Return all of the data exactly as written, without the pictures.
═══
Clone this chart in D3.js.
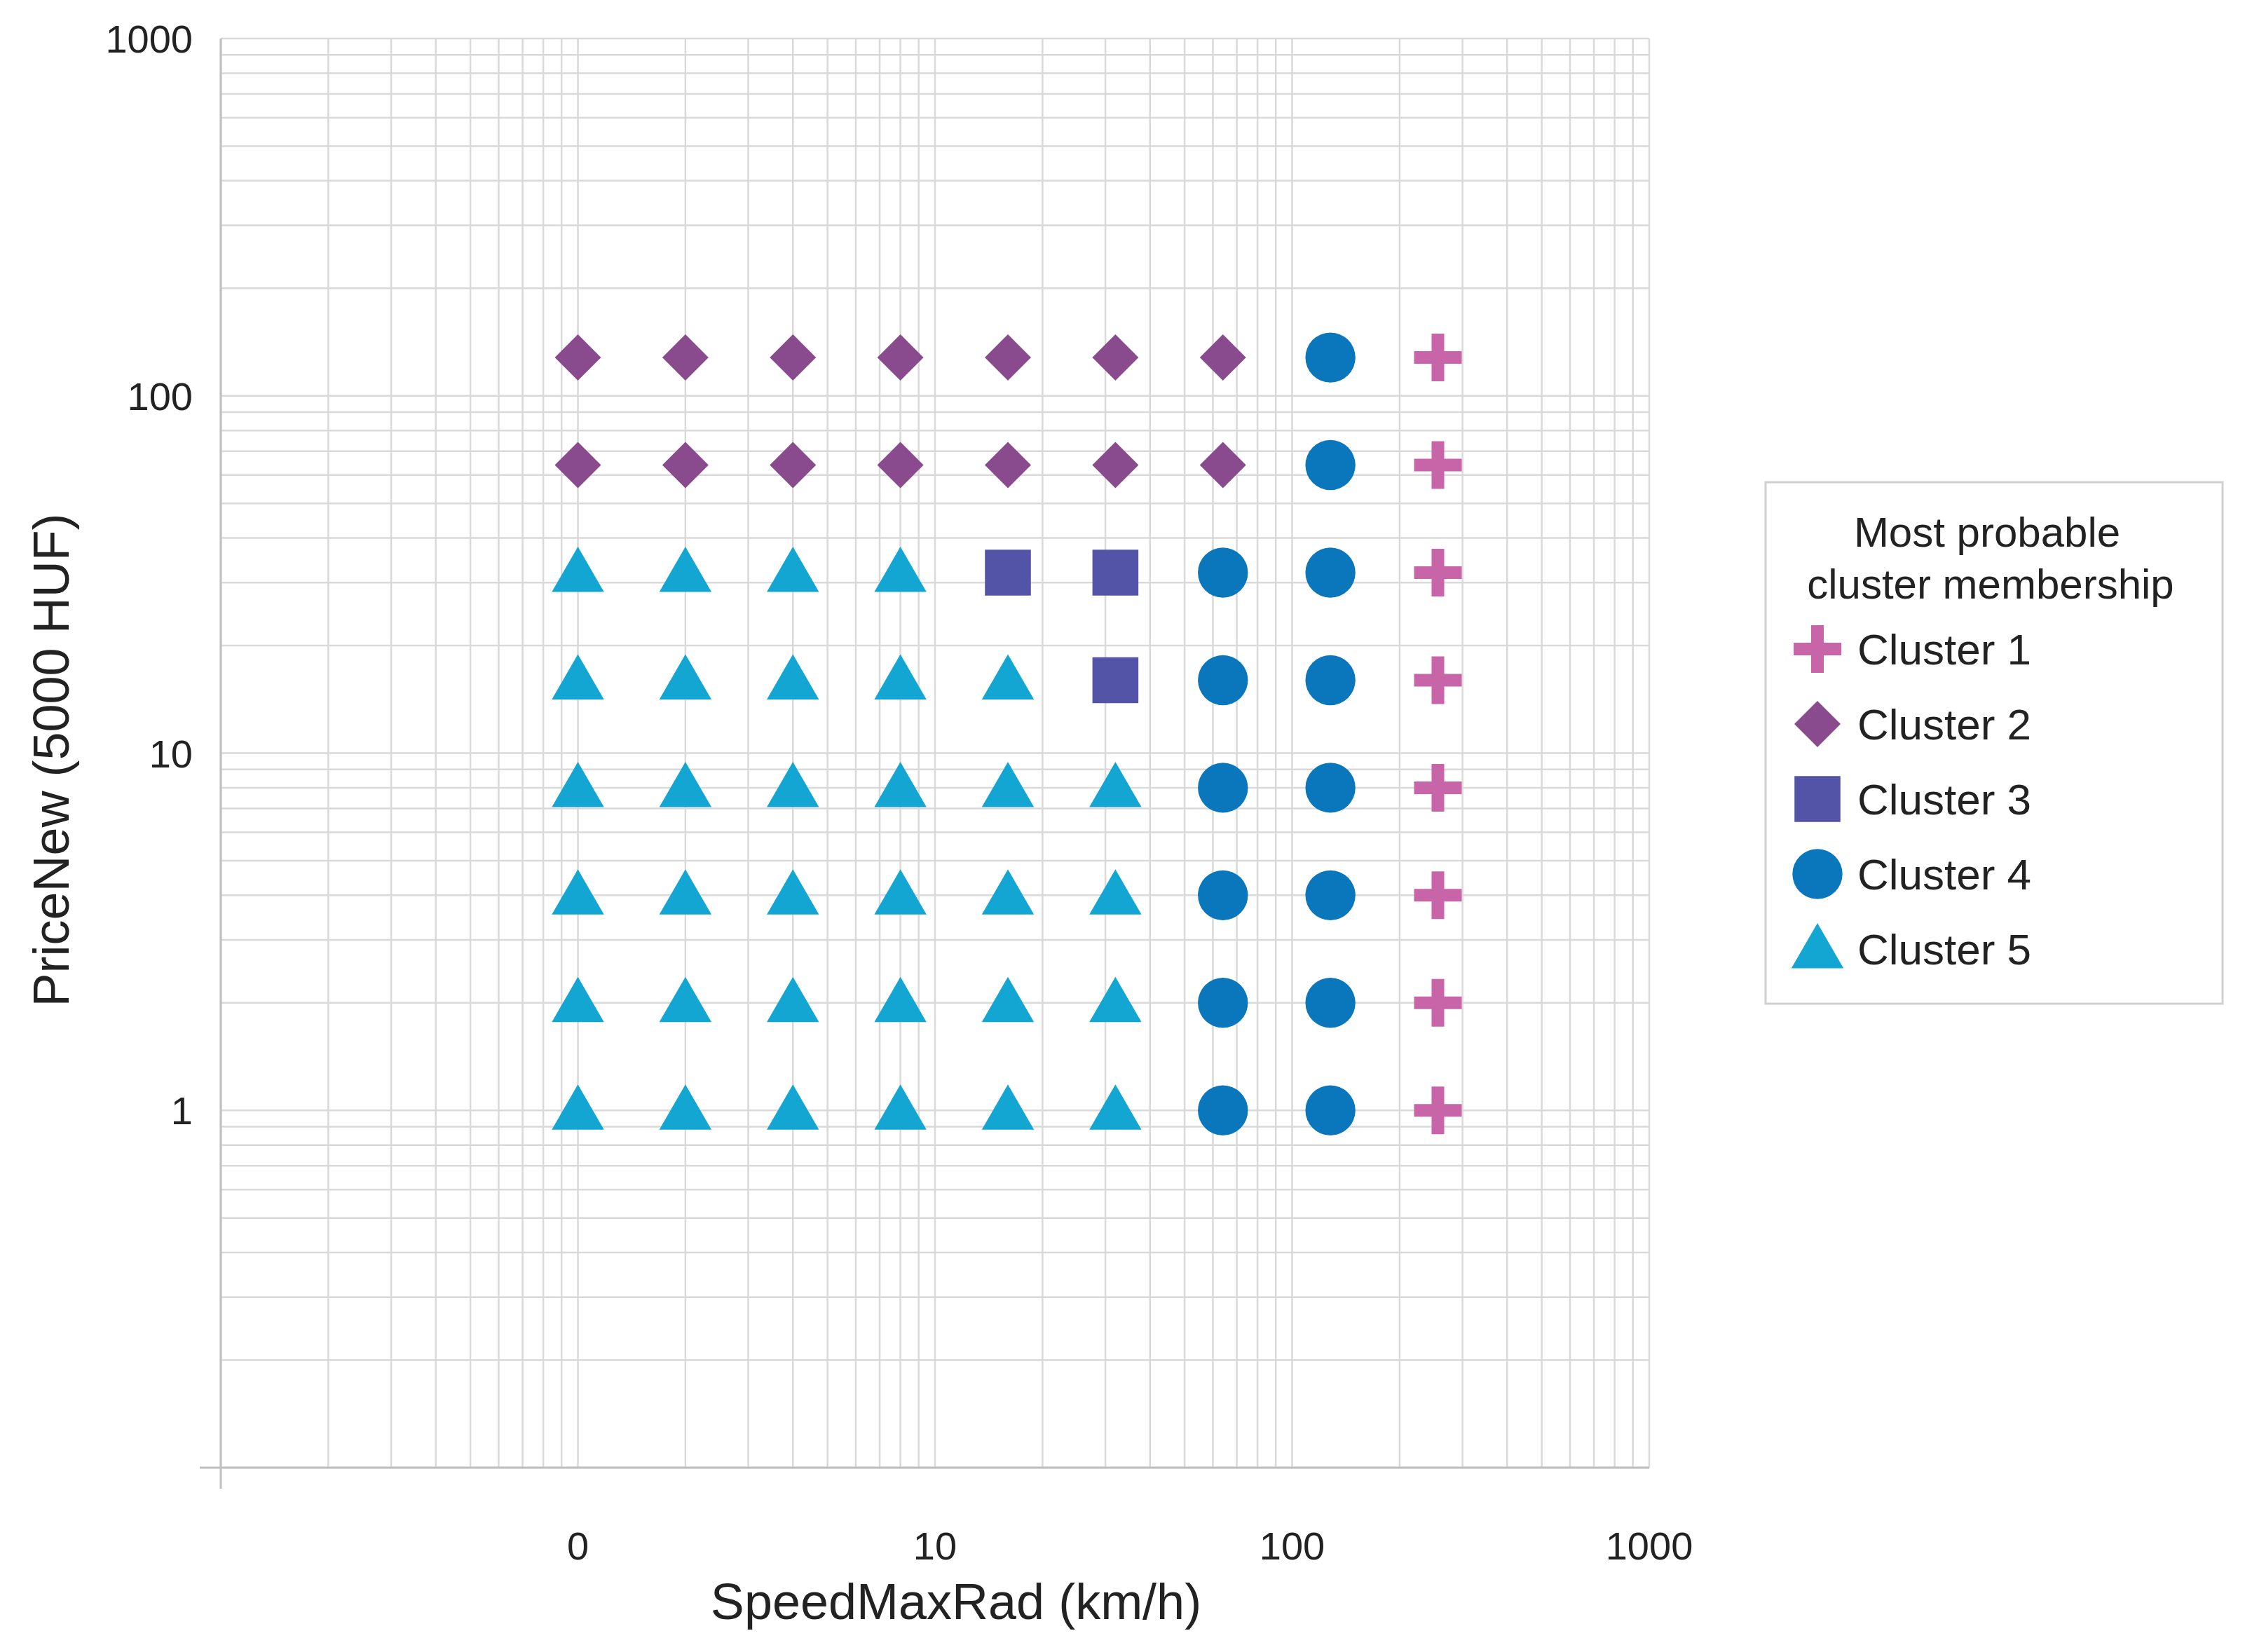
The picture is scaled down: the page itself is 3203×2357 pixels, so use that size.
<!DOCTYPE html>
<html><head><meta charset="utf-8">
<script src="https://cdn.jsdelivr.net/npm/d3@7"></script>
<style>body{margin:0;background:#fff}svg{font-family:"Liberation Sans",Arial,sans-serif}</style>
</head><body><svg id="c" width="3203" height="2357"></svg>
<script>
// data
var speeds = [1, 2, 4, 8, 16, 32, 64, 128, 256];
var prices = [128, 64, 32, 16, 8, 4, 2, 1];
// cluster per row (prices order), per column (speeds order)
var clusterRows = [
  [2,2,2,2,2,2,2,4,1],
  [2,2,2,2,2,2,2,4,1],
  [5,5,5,5,3,3,4,4,1],
  [5,5,5,5,5,3,4,4,1],
  [5,5,5,5,5,5,4,4,1],
  [5,5,5,5,5,5,4,4,1],
  [5,5,5,5,5,5,4,4,1],
  [5,5,5,5,5,5,4,4,1]
];
var clusterNames = ["Cluster 1","Cluster 2","Cluster 3","Cluster 4","Cluster 5"];
var clusterColors = ["#C865A8","#8A4A8E","#5354A8","#0A76BC","#14A6D2"];
var xTicks = [1, 10, 100, 1000], xTickLabels = ["0","10","100","1000"];
var yTicks = [1, 10, 100, 1000], yTickLabels = ["1","10","100","1000"];

var svg = d3.select("#c");
var L=315, R=2353, T=55, B=2094;
var x = d3.scaleLog().domain([0.1,1000]).range([L,R]);
var y = d3.scaleLog().domain([0.1,1000]).range([B,T]);

// grid
var minor = [];
[0.1,1,10,100].forEach(function(d){ for(var k=1;k<=10;k++) minor.push(d*k); });
minor = Array.from(new Set(minor.map(function(v){return +v.toPrecision(6);})));
var g = svg.append("g");
g.selectAll(".vx").data(minor).enter().append("line")
  .attr("x1",function(d){return x(d);}).attr("x2",function(d){return x(d);})
  .attr("y1",T).attr("y2",B).attr("stroke","#d9d9d9").attr("stroke-width",2.5);
g.selectAll(".hy").data(minor).enter().append("line")
  .attr("y1",function(d){return y(d);}).attr("y2",function(d){return y(d);})
  .attr("x1",L).attr("x2",R).attr("stroke","#d9d9d9").attr("stroke-width",2.5);
// axes
g.append("line").attr("x1",L).attr("x2",L).attr("y1",T).attr("y2",B+30).attr("stroke","#bfbfbf").attr("stroke-width",3);
g.append("line").attr("x1",L-30).attr("x2",R).attr("y1",B).attr("y2",B).attr("stroke","#bfbfbf").attr("stroke-width",3);
svg.selectAll(".xt").data(xTicks).enter().append("text")
  .attr("x",function(d){return x(d);}).attr("y",2225).attr("text-anchor","middle")
  .attr("font-size",56).attr("fill","#222").text(function(d,i){return xTickLabels[i];});
svg.selectAll(".yt").data(yTicks).enter().append("text")
  .attr("x",275).attr("y",function(d){return y(d)+20;}).attr("text-anchor","end")
  .attr("font-size",56).attr("fill","#222").text(function(d,i){return yTickLabels[i];});
svg.append("text").attr("x",(x(1)+x(100))/2+30).attr("y",2310).attr("text-anchor","middle")
  .attr("font-size",72).attr("fill","#222").text("SpeedMaxRad (km/h)");
svg.append("text").attr("transform","translate(98,"+((T+B)/2+10)+") rotate(-90)").attr("text-anchor","middle")
  .attr("font-size",72).attr("fill","#222").text("PriceNew (5000 HUF)");

// markers
function sym(c){
  return [d3.symbolCross,d3.symbolDiamond,d3.symbolSquare,d3.symbolCircle,d3.symbolTriangle][c-1];
}
function size(c){ return [1900,1700,4300,4000,2400][c-1]; }
function marker(sel,c){
  if(c===1){
    sel.append("path").attr("d","M-9,-34H9V-9H34V9H9V34H-9V9H-34V-9H-9Z").attr("fill",clusterColors[0]);
  } else if(c===2){
    sel.append("path").attr("d","M0,-33L33,0L0,33L-33,0Z").attr("fill",clusterColors[1]);
  } else {
    sel.append("path").attr("d",d3.symbol(sym(c),size(c))()).attr("fill",clusterColors[c-1])
      .attr("transform", c===5?"translate(0,6)":null);
  }
}
var pts=[];
prices.forEach(function(p,i){ speeds.forEach(function(s,j){ pts.push({s:s,p:p,c:clusterRows[i][j]}); }); });
svg.selectAll(".pt").data(pts).enter().append("g")
  .attr("transform",function(d){return "translate("+x(d.s)+","+y(d.p)+")";})
  .each(function(d){ marker(d3.select(this),d.c); });

// legend
var lg = svg.append("g");
lg.append("rect").attr("x",2519).attr("y",688).attr("width",652).attr("height",744)
  .attr("fill","#fff").attr("stroke","#d0d0d0").attr("stroke-width",3);
lg.append("text").attr("x",2835).attr("y",780).attr("text-anchor","middle").attr("font-size",60).attr("fill","#222").text("Most probable");
lg.append("text").attr("x",2840).attr("y",854).attr("text-anchor","middle").attr("font-size",60).attr("fill","#222").text("cluster membership");
clusterNames.forEach(function(n,i){
  var yy = 926 + i*107;
  var gi = lg.append("g").attr("transform","translate(2593,"+yy+")");
  marker(gi,i+1);
  lg.append("text").attr("x",2650).attr("y",yy+22).attr("font-size",62).attr("fill","#222").text(n);
});
</script></body></html>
═══
The answer
Clone this chart in D3.js.
The picture is scaled down: the page itself is 3203×2357 pixels, so use that size.
<!DOCTYPE html>
<html><head><meta charset="utf-8">
<script src="https://cdn.jsdelivr.net/npm/d3@7"></script>
<style>body{margin:0;background:#fff}svg{font-family:"Liberation Sans",Arial,sans-serif}</style>
</head><body><svg id="c" width="3203" height="2357"></svg>
<script>
// data
var speeds = [1, 2, 4, 8, 16, 32, 64, 128, 256];
var prices = [128, 64, 32, 16, 8, 4, 2, 1];
// cluster per row (prices order), per column (speeds order)
var clusterRows = [
  [2,2,2,2,2,2,2,4,1],
  [2,2,2,2,2,2,2,4,1],
  [5,5,5,5,3,3,4,4,1],
  [5,5,5,5,5,3,4,4,1],
  [5,5,5,5,5,5,4,4,1],
  [5,5,5,5,5,5,4,4,1],
  [5,5,5,5,5,5,4,4,1],
  [5,5,5,5,5,5,4,4,1]
];
var clusterNames = ["Cluster 1","Cluster 2","Cluster 3","Cluster 4","Cluster 5"];
var clusterColors = ["#C865A8","#8A4A8E","#5354A8","#0A76BC","#14A6D2"];
var xTicks = [1, 10, 100, 1000], xTickLabels = ["0","10","100","1000"];
var yTicks = [1, 10, 100, 1000], yTickLabels = ["1","10","100","1000"];

var svg = d3.select("#c");
var L=315, R=2353, T=55, B=2094;
var x = d3.scaleLog().domain([0.1,1000]).range([L,R]);
var y = d3.scaleLog().domain([0.1,1000]).range([B,T]);

// grid
var minor = [];
[0.1,1,10,100].forEach(function(d){ for(var k=1;k<=10;k++) minor.push(d*k); });
minor = Array.from(new Set(minor.map(function(v){return +v.toPrecision(6);})));
var g = svg.append("g");
g.selectAll(".vx").data(minor).enter().append("line")
  .attr("x1",function(d){return x(d);}).attr("x2",function(d){return x(d);})
  .attr("y1",T).attr("y2",B).attr("stroke","#d9d9d9").attr("stroke-width",2.5);
g.selectAll(".hy").data(minor).enter().append("line")
  .attr("y1",function(d){return y(d);}).attr("y2",function(d){return y(d);})
  .attr("x1",L).attr("x2",R).attr("stroke","#d9d9d9").attr("stroke-width",2.5);
// axes
g.append("line").attr("x1",L).attr("x2",L).attr("y1",T).attr("y2",B+30).attr("stroke","#bfbfbf").attr("stroke-width",3);
g.append("line").attr("x1",L-30).attr("x2",R).attr("y1",B).attr("y2",B).attr("stroke","#bfbfbf").attr("stroke-width",3);
svg.selectAll(".xt").data(xTicks).enter().append("text")
  .attr("x",function(d){return x(d);}).attr("y",2225).attr("text-anchor","middle")
  .attr("font-size",56).attr("fill","#222").text(function(d,i){return xTickLabels[i];});
svg.selectAll(".yt").data(yTicks).enter().append("text")
  .attr("x",275).attr("y",function(d){return y(d)+20;}).attr("text-anchor","end")
  .attr("font-size",56).attr("fill","#222").text(function(d,i){return yTickLabels[i];});
svg.append("text").attr("x",(x(1)+x(100))/2+30).attr("y",2310).attr("text-anchor","middle")
  .attr("font-size",72).attr("fill","#222").text("SpeedMaxRad (km/h)");
svg.append("text").attr("transform","translate(98,"+((T+B)/2+10)+") rotate(-90)").attr("text-anchor","middle")
  .attr("font-size",72).attr("fill","#222").text("PriceNew (5000 HUF)");

// markers
function sym(c){
  return [d3.symbolCross,d3.symbolDiamond,d3.symbolSquare,d3.symbolCircle,d3.symbolTriangle][c-1];
}
function size(c){ return [1900,1700,4300,4000,2400][c-1]; }
function marker(sel,c){
  if(c===1){
    sel.append("path").attr("d","M-9,-34H9V-9H34V9H9V34H-9V9H-34V-9H-9Z").attr("fill",clusterColors[0]);
  } else if(c===2){
    sel.append("path").attr("d","M0,-33L33,0L0,33L-33,0Z").attr("fill",clusterColors[1]);
  } else {
    sel.append("path").attr("d",d3.symbol(sym(c),size(c))()).attr("fill",clusterColors[c-1])
      .attr("transform", c===5?"translate(0,6)":null);
  }
}
var pts=[];
prices.forEach(function(p,i){ speeds.forEach(function(s,j){ pts.push({s:s,p:p,c:clusterRows[i][j]}); }); });
svg.selectAll(".pt").data(pts).enter().append("g")
  .attr("transform",function(d){return "translate("+x(d.s)+","+y(d.p)+")";})
  .each(function(d){ marker(d3.select(this),d.c); });

// legend
var lg = svg.append("g");
lg.append("rect").attr("x",2519).attr("y",688).attr("width",652).attr("height",744)
  .attr("fill","#fff").attr("stroke","#d0d0d0").attr("stroke-width",3);
lg.append("text").attr("x",2835).attr("y",780).attr("text-anchor","middle").attr("font-size",60).attr("fill","#222").text("Most probable");
lg.append("text").attr("x",2840).attr("y",854).attr("text-anchor","middle").attr("font-size",60).attr("fill","#222").text("cluster membership");
clusterNames.forEach(function(n,i){
  var yy = 926 + i*107;
  var gi = lg.append("g").attr("transform","translate(2593,"+yy+")");
  marker(gi,i+1);
  lg.append("text").attr("x",2650).attr("y",yy+22).attr("font-size",62).attr("fill","#222").text(n);
});
</script></body></html>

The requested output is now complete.